### Task objective:
Extract the lines from the first one in the records below through the line containing "const blueEarly = [0, 12.85, 14.55, 15.85, 18.6];", keeping both ends and leaving out any pictures.

### Exercise data:
==============================

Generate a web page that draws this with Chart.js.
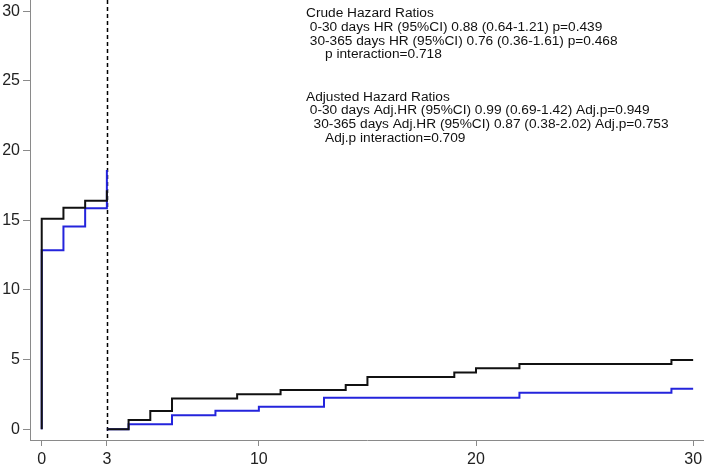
<!DOCTYPE html>
<html>
<head>
<meta charset="utf-8">
<script src="https://cdn.jsdelivr.net/npm/chart.js@4"></script>
<style>
html, body { margin: 0; padding: 0; background: #fff; }
canvas { display: block; }
</style>
</head>
<body>
<canvas id="hazard" width="704" height="468"></canvas>
<script>
// axis ticks
const xTicks = [0, 3, 10, 20, 30];
const yTicks = [0, 5, 10, 15, 20, 25, 30];
const landmarkDay = 3;

// 0-30 days part
const earlyTimes = [0, 0, 1, 2, 3];
const blackEarly = [0, 15.1, 15.9, 16.4, 17.15];
const blueEarly = [0, 12.85, 14.55, 15.85, 18.6];

// 30-365 days part
const blackLateTimes = [3, 4, 5, 6, 9, 11, 14, 15, 19, 20, 22, 29, 30];
const blackLate = [0, 0.67, 1.31, 2.2, 2.51, 2.82, 3.18, 3.75, 4.08, 4.37, 4.68, 4.97, 4.97];
const blueLateTimes = [3, 4, 6, 8, 10, 13, 22, 29, 30];
const blueLate = [0, 0.36, 1.0, 1.33, 1.62, 2.27, 2.62, 2.91, 2.91];

const crudeLines = [
    'Crude Hazard Ratios',
    ' 0-30 days HR (95%CI) 0.88 (0.64-1.21) p=0.439',
    ' 30-365 days HR (95%CI) 0.76 (0.36-1.61) p=0.468',
    '     p interaction=0.718',
];
const adjustedLines = [
    'Adjusted Hazard Ratios',
    ' 0-30 days Adj.HR (95%CI) 0.99 (0.69-1.42) Adj.p=0.949',
    '  30-365 days Adj.HR (95%CI) 0.87 (0.38-2.02) Adj.p=0.753',
    '     Adj.p interaction=0.709',
];

const FONT = "'Liberation Sans', Arial, sans-serif";
const BLACK = '#111111';
const BLUE = '#2424dc';
const AXIS = '#8a8a8a';

function zip(xs, ys) {
    return xs.map((x, i) => ({x: x, y: ys[i]}));
}

function stepSet(points, color) {
    return {
        data: points,
        borderColor: color,
        borderWidth: 2,
        pointRadius: 0,
        stepped: true,
        fill: false,
    };
}

function noPadding(scale) {
    scale.paddingTop = 0;
    scale.paddingBottom = 0;
    scale.paddingLeft = 0;
    scale.paddingRight = 0;
}

const overlay = {
    id: 'overlay',
    beforeDatasetsDraw(chart) {
        const {ctx, chartArea, scales} = chart;
        const px = Math.round(scales.x.getPixelForValue(landmarkDay)) + 0.5;
        ctx.save();
        ctx.strokeStyle = '#000';
        ctx.lineWidth = 1.5;
        ctx.setLineDash([4, 3]);
        ctx.beginPath();
        ctx.moveTo(px, chartArea.top);
        ctx.lineTo(px, chartArea.bottom);
        ctx.stroke();
        ctx.restore();
    },
    afterDraw(chart) {
        const ctx = chart.ctx;
        ctx.save();
        ctx.fillStyle = BLACK;
        ctx.font = '13.7px ' + FONT;
        ctx.textBaseline = 'middle';
        ctx.textAlign = 'left';
        crudeLines.forEach((t, i) => ctx.fillText(t, 306, 13.5 + i * 13.7));
        adjustedLines.forEach((t, i) => ctx.fillText(t, 306, 97 + i * 13.6));
        ctx.restore();
    }
};

new Chart(document.getElementById('hazard'), {
    type: 'line',
    data: {
        datasets: [
            stepSet(zip(earlyTimes, blackEarly), BLACK),
            stepSet(zip(blackLateTimes, blackLate), BLACK),
            stepSet(zip(earlyTimes, blueEarly), BLUE),
            stepSet(zip(blueLateTimes, blueLate), BLUE),
        ]
    },
    options: {
        responsive: false,
        animation: false,
        layout: {padding: 0},
        plugins: {
            legend: {display: false},
            tooltip: {enabled: false},
        },
        scales: {
            x: {
                type: 'linear',
                min: -0.54,
                max: 30.5,
                afterBuildTicks: (scale) => { scale.ticks = xTicks.map(v => ({value: v})); },
                afterFit: (scale) => { scale.height = 28; noPadding(scale); },
                grid: {drawOnChartArea: false, color: AXIS, tickLength: 6},
                border: {color: AXIS, width: 1},
                ticks: {font: {family: FONT, size: 16}, color: '#222', padding: 4, maxRotation: 0},
            },
            y: {
                type: 'linear',
                min: -0.77,
                max: 30.8,
                afterBuildTicks: (scale) => { scale.ticks = yTicks.map(v => ({value: v})); },
                afterFit: (scale) => { scale.width = 30; noPadding(scale); },
                grid: {drawOnChartArea: false, color: AXIS, tickLength: 7},
                border: {color: AXIS, width: 1},
                ticks: {font: {family: FONT, size: 16}, color: '#222', padding: 3},
            }
        }
    },
    plugins: [overlay]
});
</script>
</body>
</html>
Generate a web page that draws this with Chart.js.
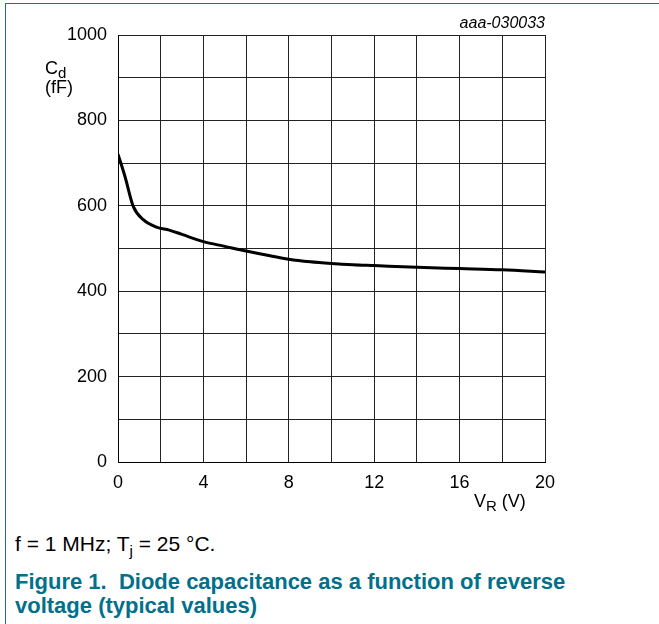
<!DOCTYPE html>
<html>
<head>
<meta charset="utf-8">
<script src="https://cdn.jsdelivr.net/npm/chart.js@4"></script>
<style>
  html, body { margin: 0; padding: 0; background: #fff; }
  body { width: 659px; height: 624px; position: relative; overflow: hidden;
         font-family: "Liberation Sans", Arial, sans-serif; color: #000; }
  #frameTop { position: absolute; left: 5px; top: 3px; width: 654px; height: 1px; background: #1f6f8b; }
  #frameLeft { position: absolute; left: 5px; top: 3px; width: 1px; height: 621px; background: #1f6f8b; }
  #wrap { position: absolute; left: 0; top: 0; width: 659px; height: 520px; }
  .lbl { position: absolute; font-size: 18px; line-height: 1; white-space: nowrap; }
  .lbl sub { font-size: 15px; vertical-align: -4px; line-height: 0; }
  #code { position: absolute; right: 114px; top: 14px; font-size: 16px; font-style: italic; }
  #note { position: absolute; left: 15px; top: 533px; font-size: 21px; line-height: 1; }
  #note sub { font-size: 15px; vertical-align: -5px; line-height: 0; }
  #caption { position: absolute; left: 15px; top: 570px; width: 640px; font-size: 22px; line-height: 24px;
             font-weight: bold; color: #00708b; white-space: nowrap; }
</style>
</head>
<body>
<div id="frameTop"></div>
<div id="frameLeft"></div>
<div id="wrap"><canvas id="chartGraph"></canvas></div>
<div id="code">aaa-030033</div>
<div class="lbl" style="left:45px; top:59px;">C<sub>d</sub></div>
<div class="lbl" style="left:45px; top:78px;">(fF)</div>
<div class="lbl" style="left:474px; top:492px;">V<sub>R</sub> (V)</div>
<div id="note">f = 1 MHz; T<sub>j</sub> = 25 °C.</div>
<div id="caption">Figure 1.&nbsp; Diode capacitance as a function of reverse<br>voltage (typical values)</div>

<script>
const ctx = document.getElementById('chartGraph');

// reverse voltage (V) and diode capacitance (fF)
const voltage = [0, 0.33, 0.72, 1.2, 1.8, 2.4, 3, 4, 5, 6, 7, 8, 9, 10, 11, 12, 14, 16, 18, 20];
const capacitance = [721, 668, 598, 567, 550, 543, 533, 516, 505, 494, 484, 475, 469, 465, 462, 460, 456, 453, 450, 445];

const yLabels = [0, 200, 400, 600, 800, 1000];
const xLabels = [0, 4, 8, 12, 16, 20];

const points = voltage.map((v, i) => ({ x: v, y: capacitance[i] }));

const tickFont = { family: '"Liberation Sans", Arial, sans-serif', size: 18 };

new Chart(ctx, {
  type: 'line',
  data: {
    datasets: [{
      data: points,
      borderColor: '#000',
      borderWidth: 3,
      pointRadius: 0,
      tension: 0.4,
      cubicInterpolationMode: 'monotone',
      fill: false
    }]
  },
  options: {
    responsive: true,
    maintainAspectRatio: false,
    animation: false,
    layout: { padding: { left: 0, right: 114, top: 35, bottom: 0 } },
    plugins: { legend: { display: false }, tooltip: { enabled: false } },
    scales: {
      x: {
        type: 'linear',
        min: 0, max: 20,
        afterFit: (s) => { s.height = 58; },
        grid: { color: '#222', lineWidth: 1, drawTicks: false },
        border: { color: '#000', width: 1 },
        ticks: {
          stepSize: 2,
          padding: 10,
          color: '#000',
          font: tickFont,
          maxRotation: 0,
          autoSkip: false,
          callback: (v) => xLabels.includes(v) ? String(v) : ''
        }
      },
      y: {
        min: 0, max: 1000,
        afterFit: (s) => { s.width = 118; },
        grid: { color: '#222', lineWidth: 1, drawTicks: false },
        border: { color: '#000', width: 1 },
        ticks: {
          stepSize: 100,
          padding: 11,
          color: '#000',
          font: tickFont,
          autoSkip: false,
          callback: (v) => yLabels.includes(v) ? String(v) : ''
        }
      }
    }
  }
});
</script>
</body>
</html>
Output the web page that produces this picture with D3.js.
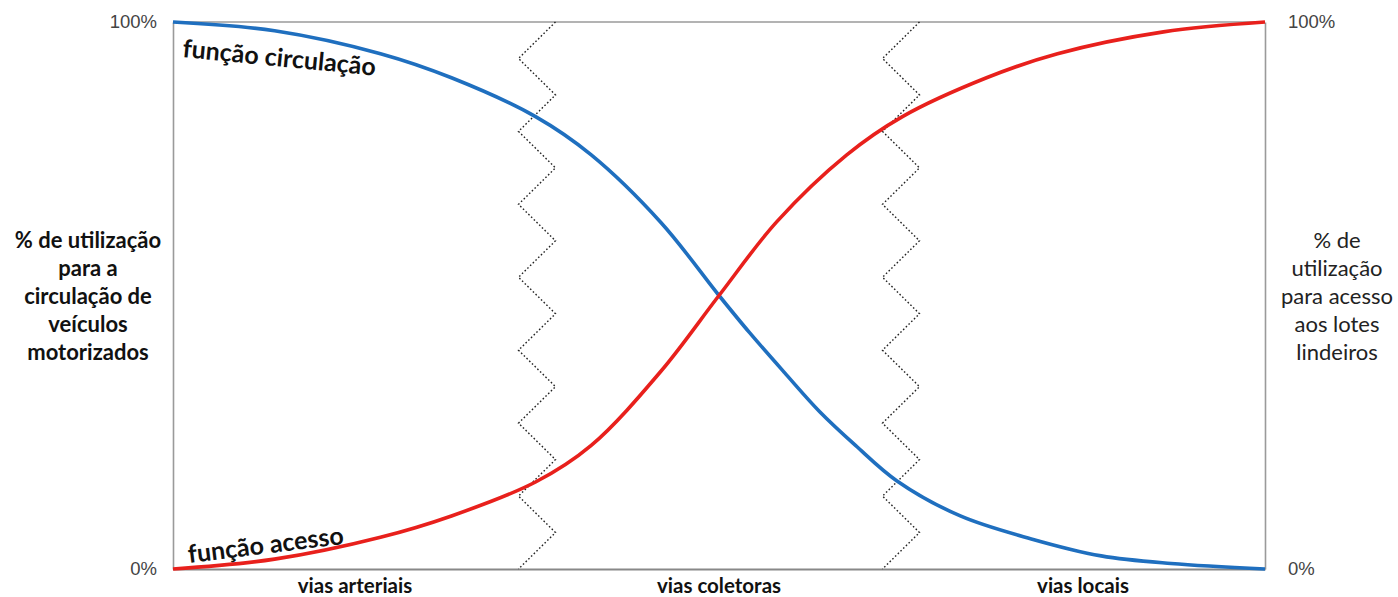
<!DOCTYPE html>
<html><head><meta charset="utf-8">
<script src="https://cdn.jsdelivr.net/npm/d3@7"></script>
<style>
html,body{margin:0;padding:0;background:#fff;}
svg{display:block;}
</style></head>
<body>
<svg id="chart" width="1398" height="597"></svg>
<script>
// ---- data ----
const categories = ["vias arteriais", "vias coletoras", "vias locais"];
const positions = [0, 0.093, 0.19, 0.255, 0.332, 0.383, 0.447, 0.5, 0.528, 0.56, 0.592, 0.625, 0.663, 0.721, 0.786, 0.85, 0.914, 1];
const circulacao = [100, 98.4, 94.2, 89.8, 82.7, 75.7, 63.3, 50, 43.2, 35.9, 28.8, 22.6, 16.1, 9.7, 5.5, 2.4, 1.0, 0];
const acessoPos = [0, 0.093, 0.19, 0.255, 0.332, 0.383, 0.447, 0.5, 0.553, 0.617, 0.668, 0.745, 0.81, 0.907, 1];
const acesso = [0, 1.8, 5.8, 9.7, 15.9, 22.6, 36.2, 50, 63.5, 75.7, 82.7, 89.8, 94.2, 98.2, 100];
const yTickValues = [0, 100];
const leftTitle = ["% de utilização", "para a", "circulação de", "veículos", "motorizados"];
const rightTitle = ["% de", "utilização", "para acesso", "aos lotes", "lindeiros"];
const seriesLabels = ["função circulação", "função acesso"];

// ---- layout ----
const L = 173, R = 1265, T = 22, B = 569;
const svg = d3.select("#chart");
const x = d3.scaleLinear().domain([0, 1]).range([L, R]);
const xb = d3.scaleBand().domain(categories).range([L, R]);
const y = d3.scaleLinear().domain([0, 100]).range([B, T]);

const gridColor = "#9a9a9a";

// top border
svg.append("line").attr("x1", L).attr("x2", R).attr("y1", T).attr("y2", T)
  .attr("stroke", gridColor).attr("stroke-width", 1.3);

// axes
const axL = svg.append("g").attr("transform", `translate(${L},0)`)
  .call(d3.axisLeft(y).tickValues(yTickValues).tickSize(0).tickPadding(16).tickFormat(d => d + "%"));
const axR = svg.append("g").attr("transform", `translate(${R},0)`)
  .call(d3.axisRight(y).tickValues(yTickValues).tickSize(0).tickPadding(23).tickFormat(d => d + "%"));
const axB = svg.append("g").attr("transform", `translate(0,${B})`)
  .call(d3.axisBottom(xb).tickSize(0).tickPadding(9));

[axL, axR].forEach(g => {
  g.select(".domain").attr("stroke", gridColor).attr("stroke-width", 1.6);
  g.selectAll("text").attr("font-family", "Liberation Sans, Arial, sans-serif").attr("font-size", 18.5)
    .attr("fill", "#444");
});
axB.select(".domain").attr("stroke", "#888").attr("stroke-width", 1.8);
axB.selectAll("text").attr("font-family", "Lato, sans-serif").attr("font-weight", "bold")
  .attr("font-size", 20.5).attr("fill", "#111");

// zigzag separators at band boundaries
const amp = 18.5, nSeg = 15;
[1, 2].forEach(i => {
  const cx = xb(categories[i]);
  const pts = d3.range(nSeg + 1).map(k => [cx + (k % 2 === 0 ? amp : -amp), y(100) + (y(0) - y(100)) * k / nSeg]);
  svg.append("path").attr("d", d3.line()(pts)).attr("fill", "none")
    .attr("stroke", "#222").attr("stroke-width", 1.4).attr("stroke-dasharray", "1.6,2.2");
});

// curves
const line = d3.line().curve(d3.curveCatmullRom.alpha(0.5));
svg.append("path")
  .attr("d", line(positions.map((p, i) => [x(p), y(circulacao[i])])))
  .attr("fill", "none").attr("stroke", "#1f6fbf").attr("stroke-width", 3.6);
svg.append("path")
  .attr("d", line(acessoPos.map((p, i) => [x(p), y(acesso[i])])))
  .attr("fill", "none").attr("stroke", "#e8201c").attr("stroke-width", 3.6);

// curve labels
svg.append("text").text(seriesLabels[0])
  .attr("transform", "translate(182,57) rotate(5.5)")
  .attr("font-family", "Lato, sans-serif").attr("font-weight", "bold").attr("font-size", 25).attr("fill", "#111");
svg.append("text").text(seriesLabels[1])
  .attr("transform", "translate(189,563) rotate(-7)")
  .attr("font-family", "Lato, sans-serif").attr("font-weight", "bold").attr("font-size", 25).attr("fill", "#111");

// axis titles
const lt = svg.append("text").attr("font-family", "Lato, sans-serif").attr("font-weight", "bold")
  .attr("font-size", 22).attr("fill", "#111").attr("text-anchor", "middle");
leftTitle.forEach((s, i) => lt.append("tspan").attr("x", 88).attr("y", 248 + i * 28).text(s));
const rt = svg.append("text").attr("font-family", "Lato, sans-serif").attr("font-weight", "normal")
  .attr("font-size", 22).attr("fill", "#222").attr("text-anchor", "middle");
rightTitle.forEach((s, i) => rt.append("tspan").attr("x", 1337).attr("y", 248 + i * 28).text(s));
</script>
</body></html>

==============================

### Task solution:
Generate a web page that draws this with Chart.js.
<!DOCTYPE html>
<html>
<head>
<meta charset="utf-8">
<script src="https://cdn.jsdelivr.net/npm/chart.js@4"></script>
<style>
html, body { margin: 0; padding: 0; background: #fff; }
canvas { display: block; }
</style>
</head>
<body>
<canvas id="hazard" width="704" height="468"></canvas>
<script>
// axis ticks
const xTicks = [0, 3, 10, 20, 30];
const yTicks = [0, 5, 10, 15, 20, 25, 30];
const landmarkDay = 3;

// 0-30 days part
const earlyTimes = [0, 0, 1, 2, 3];
const blackEarly = [0, 15.1, 15.9, 16.4, 17.15];
const blueEarly = [0, 12.85, 14.55, 15.85, 18.6];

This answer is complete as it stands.